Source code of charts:

## Begin

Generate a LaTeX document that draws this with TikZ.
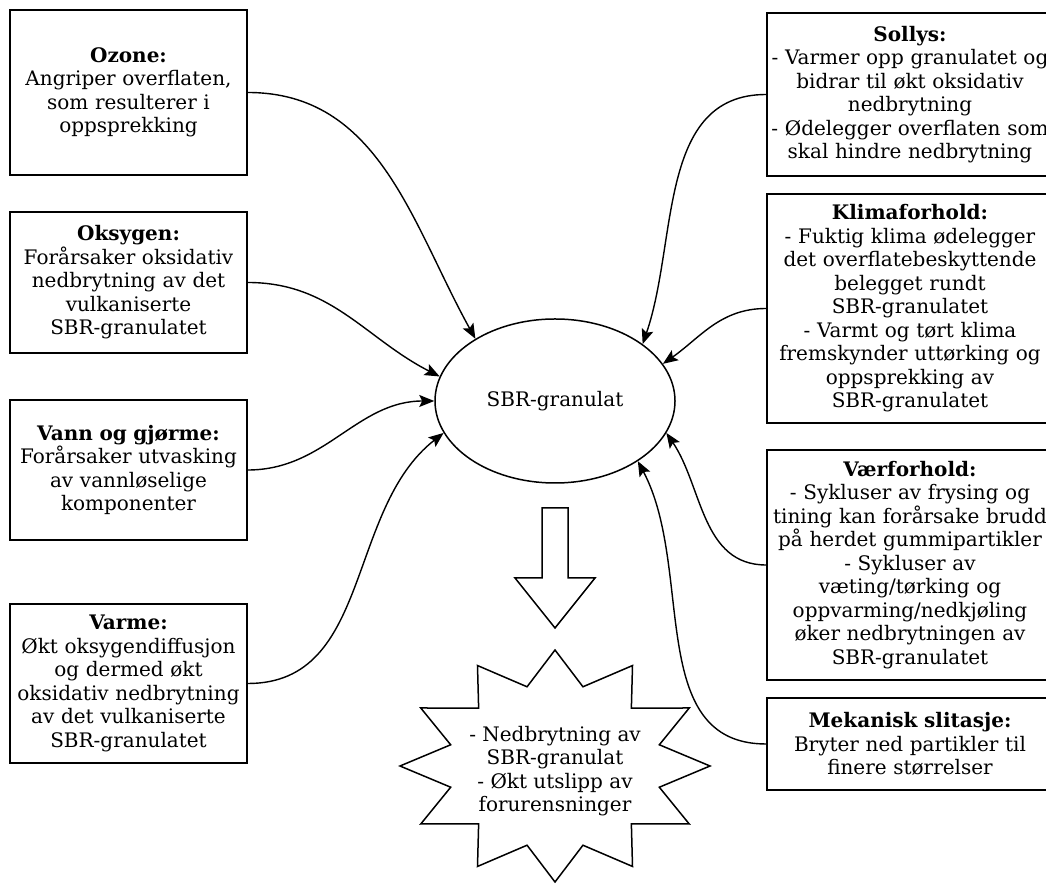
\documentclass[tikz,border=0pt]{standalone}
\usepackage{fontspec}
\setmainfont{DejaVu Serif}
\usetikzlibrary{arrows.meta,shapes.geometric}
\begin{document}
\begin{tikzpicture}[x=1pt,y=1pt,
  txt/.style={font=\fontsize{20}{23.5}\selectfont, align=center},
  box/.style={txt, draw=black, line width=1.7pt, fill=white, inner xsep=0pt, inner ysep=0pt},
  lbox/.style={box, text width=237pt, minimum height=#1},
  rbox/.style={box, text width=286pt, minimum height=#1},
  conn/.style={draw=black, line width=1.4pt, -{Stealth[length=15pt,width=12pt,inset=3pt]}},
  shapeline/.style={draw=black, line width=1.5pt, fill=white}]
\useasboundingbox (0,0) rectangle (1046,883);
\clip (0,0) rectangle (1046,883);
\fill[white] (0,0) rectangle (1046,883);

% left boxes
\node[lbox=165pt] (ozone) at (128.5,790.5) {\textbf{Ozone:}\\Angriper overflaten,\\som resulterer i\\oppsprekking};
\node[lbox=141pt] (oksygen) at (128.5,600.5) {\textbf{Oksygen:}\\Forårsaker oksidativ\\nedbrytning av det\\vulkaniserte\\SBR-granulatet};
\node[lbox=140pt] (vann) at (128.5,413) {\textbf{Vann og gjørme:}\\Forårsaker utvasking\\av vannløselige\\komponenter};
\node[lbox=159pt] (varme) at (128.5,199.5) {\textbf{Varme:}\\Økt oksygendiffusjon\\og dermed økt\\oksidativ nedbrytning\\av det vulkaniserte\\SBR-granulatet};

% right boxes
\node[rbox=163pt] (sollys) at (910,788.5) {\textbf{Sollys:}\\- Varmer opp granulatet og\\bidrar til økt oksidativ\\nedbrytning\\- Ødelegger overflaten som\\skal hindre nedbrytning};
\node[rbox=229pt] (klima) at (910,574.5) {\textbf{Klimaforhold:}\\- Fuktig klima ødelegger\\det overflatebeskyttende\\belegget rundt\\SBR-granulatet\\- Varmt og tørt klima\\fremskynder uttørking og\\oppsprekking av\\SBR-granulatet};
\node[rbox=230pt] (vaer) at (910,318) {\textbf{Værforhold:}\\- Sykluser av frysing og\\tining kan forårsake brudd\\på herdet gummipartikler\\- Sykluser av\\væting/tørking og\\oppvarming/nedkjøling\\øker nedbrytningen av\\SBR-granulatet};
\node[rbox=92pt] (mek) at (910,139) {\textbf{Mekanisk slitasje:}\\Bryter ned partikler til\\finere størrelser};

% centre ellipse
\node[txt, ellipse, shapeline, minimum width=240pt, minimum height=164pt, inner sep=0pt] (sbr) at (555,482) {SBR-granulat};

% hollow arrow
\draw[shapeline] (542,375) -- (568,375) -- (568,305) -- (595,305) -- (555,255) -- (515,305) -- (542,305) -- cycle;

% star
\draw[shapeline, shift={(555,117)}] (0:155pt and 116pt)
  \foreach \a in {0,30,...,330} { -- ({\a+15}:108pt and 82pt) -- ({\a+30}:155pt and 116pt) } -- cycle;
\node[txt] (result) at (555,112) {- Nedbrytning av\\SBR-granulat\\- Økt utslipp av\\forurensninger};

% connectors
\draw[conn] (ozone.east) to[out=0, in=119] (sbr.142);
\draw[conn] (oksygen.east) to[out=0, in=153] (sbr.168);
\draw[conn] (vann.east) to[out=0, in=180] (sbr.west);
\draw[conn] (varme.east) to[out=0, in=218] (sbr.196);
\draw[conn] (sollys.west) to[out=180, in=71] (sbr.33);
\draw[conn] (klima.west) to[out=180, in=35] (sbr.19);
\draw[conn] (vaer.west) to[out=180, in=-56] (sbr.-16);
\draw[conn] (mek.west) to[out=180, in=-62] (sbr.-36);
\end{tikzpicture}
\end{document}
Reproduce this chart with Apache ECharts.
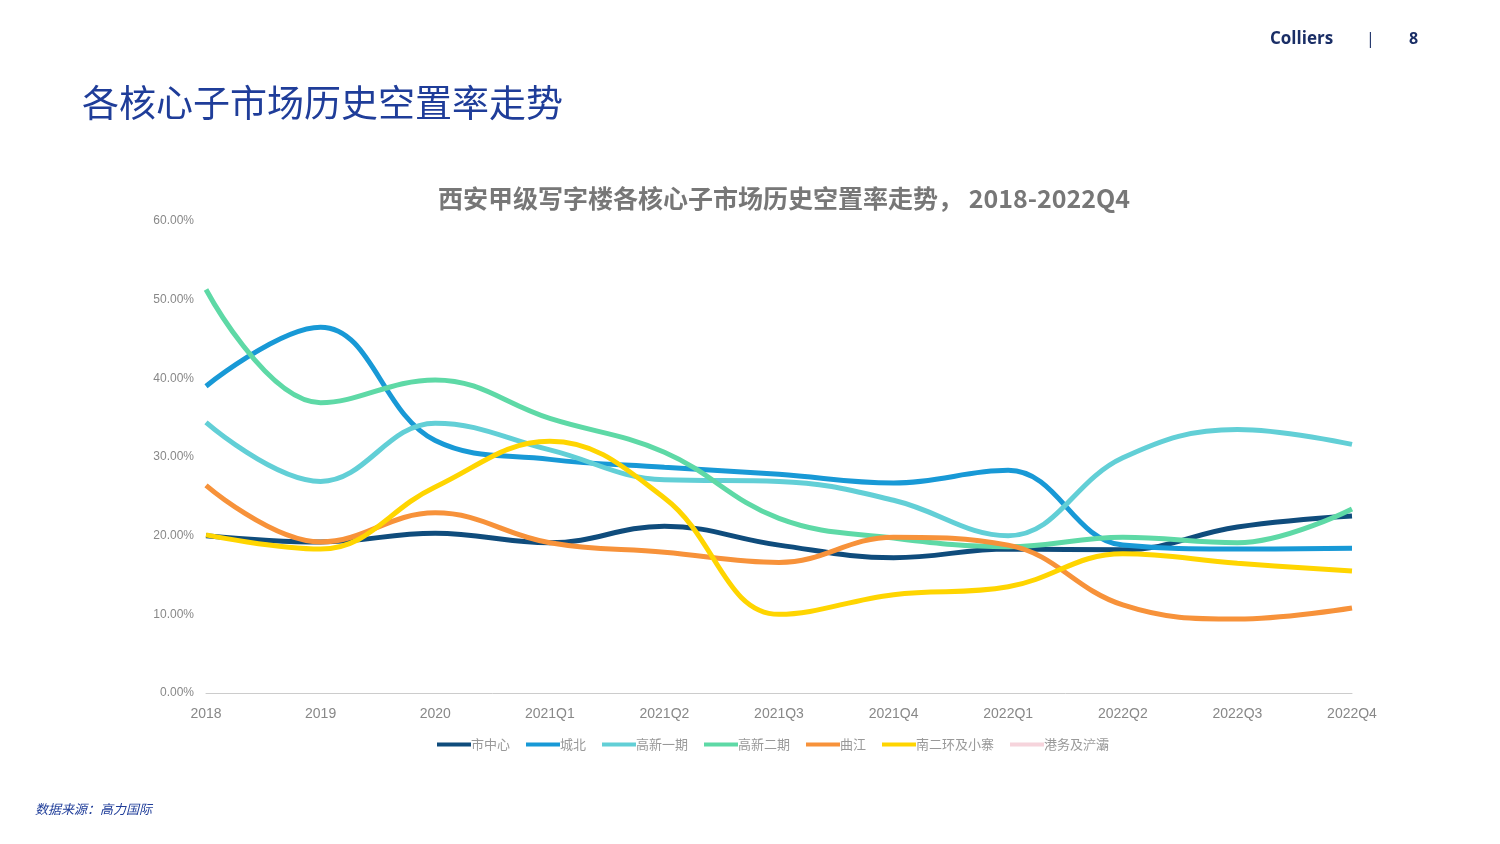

## End

* _WHAT YOU NEED TO DO_:
List every line from the entries above in which "with" appears.

* _RESULT OF THIS TASK_:
Generate a LaTeX document that draws this with TikZ.
Reproduce this chart with Apache ECharts.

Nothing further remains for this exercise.